Forbes – Why You Need An Intellectual Property Strategy Before Filing An IPO
Anant Kataria, CEO & Co-Founder @ Sagacious IP. Ensuring Sagacious’ clients’ success with excellent IP support by a global 300-member team.
An initial public offering is a corporation’s first sale of stock to the public. It generally means a substantial inflow of cash into the company, multi-fold escalation of the stock’s value and an equivalent increase in the scrutiny of events associated with the company by the government and public.
However, events from the past two decades have shown me it is crucial to have a strong intellectual property strategy in place before going all out with your IPO plan.
The Role Of IP And Intangibles In Company Valuation
If you look at the S&P 500 — which includes companies such as Amazon, Google and Apple — intangible assets are “crucial drivers” of company value, according to Visual Capitalist. Although I believe all companies have creations that are worthy of becoming valuable intangible assets, only a few of them follow a systematic approach to capture such creations and convert them into legal valued assets.
Private companies that intend to go public work hard on growing tangible aspects of the business to increase its value prior to an IPO. It is also important for them to start building their intangible assets and enhance the value of their company further.

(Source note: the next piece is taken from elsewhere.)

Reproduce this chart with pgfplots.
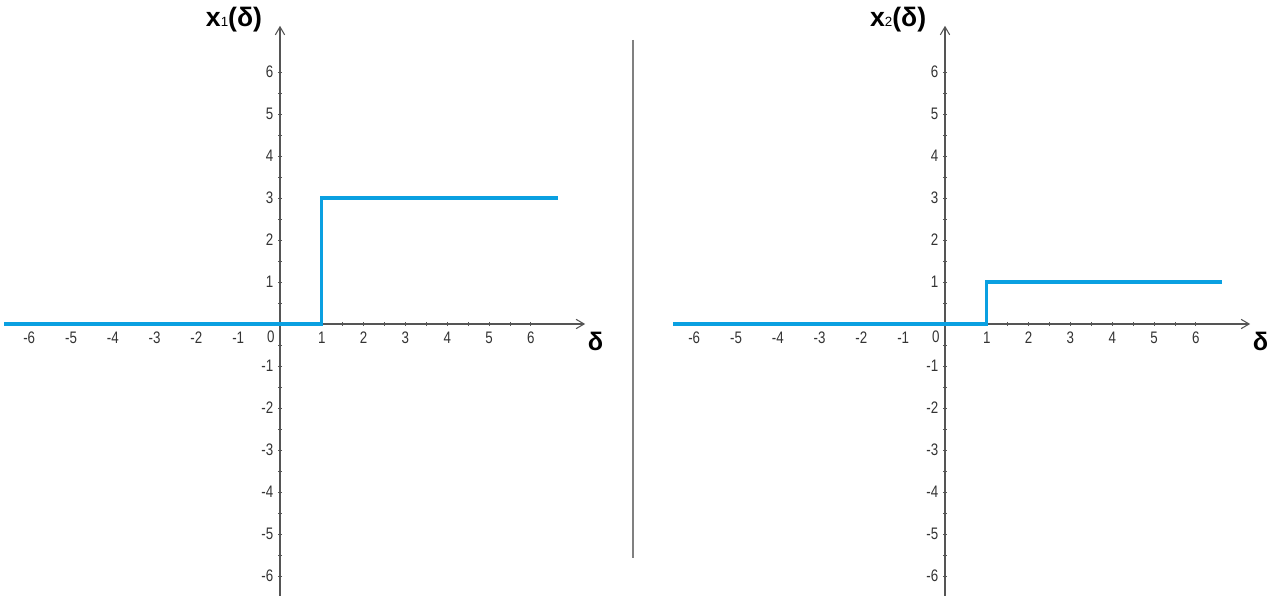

Retaining ‘Unicorn’ Status Post-IPO
When a company is a unicorn — a term that refers to a private company with a valuation exceeding $1 billion — and pursues an IPO, it would not want to lose its unicorn status due to IP disputes. Several companies have borne the brunt of a lack of an IP strategy at this stage. Consequently, at the most crucial time of growth — i.e., tapping into the public market for additional funding — they ended up paying significant penalties.
In the past, some big companies have paid hefty bills because they, from my perspective, failed to realize the importance of IP. However, a few tech unicorns have shown me how implementing an effective IP strategy before an IPO filing can save them from legal hassles.
For instance, shortly before Facebook’s IPO, the company paid $550 million to Microsoft to buy hundreds of AOL patents, according to Reuters. Additionally, Uber hired a team to put together an IP strategy and create a fortified position. The company went public with a $45 share and raised more than $8 billion. Dropbox was even more interesting to me. Before its IPO filing, it entered into numerous deals and amassed IP, and later, it went public with a $21 share and raised $756 million.
Gauging Your Position In The IP Awareness Journey
So far, we have established the importance of IP in the value creation process. Now, let us discuss how you can assess your IP position. Consider which stage you’re in:
• Stage 1 (germination): This is the first stage in an IP awareness journey wherein companies are aware of the IP concepts. They do not have an IP strategy in place yet. However, they are considering ways to devise one.
• Stage 2 (growth): This is the intermediate stage wherein companies have a fair idea about the importance of IP. They have identified creations and built IP assets, but the mode of identification and management is still ad-hoc.
• Stage 3 (maturity): This is the final stage wherein companies have a working process of identification of creations. They are actively protecting and managing the creations while benchmarking their existing strategy with the world’s best strategies.
The Next Steps
Regardless of which phase your company is in of the IP awareness journey, it is critical to evaluate and refine your strategy. Outlined below are the components to do so:
• Conduct an internal IP audit: Within a company, IP is generated by its employees and operations. An audit of employee agreements, invention/creation capture process, inventorship attribution process, invention ownership agreements, trade secret protection, etc. ensures that the company’s creations are protected from theft or unnecessary legal issues.
• Conduct an external IP audit: An audit of agreements with suppliers, collaborators, distributors and/or other partners of the business can help identify any loopholes that might lead to loss of ownership of your inventions and creations. Based on the results of the audit, proper processes, agreements and infrastructure can be put in place.
• Launch an innovation capture program: If you do not have an innovation capture program, you must launch one depending on your short- and long-term strategic goals. In addition to helping capture innovations, such a program also helps to create the foundation of an innovation culture in the organization, which can contribute to the long-term success of your company.
• Get the C-suite’s buy-in: Setting up an effective innovation capture program or an IP governance council requires the C-suite’s agreement and commitment. This is crucial to put plans into action and track progress against set goals and objectives.
• Develop a plan for risk assessment and mitigation: An IP strategy is incomplete without a robust plan for the identification of IP risks. Along the IP journey, companies are faced with numerous IP risks, making it crucial to evaluate and define measures to mitigate them.
When enterprises start preparing for an IPO, not all of them consider IP as a priority. However, in this knowledge-based economy, I believe it is essential to accumulate IP assets and develop an IP strategy as soon as possible. This is because the sooner you start, the better prepared you will be for your impending IPO filing.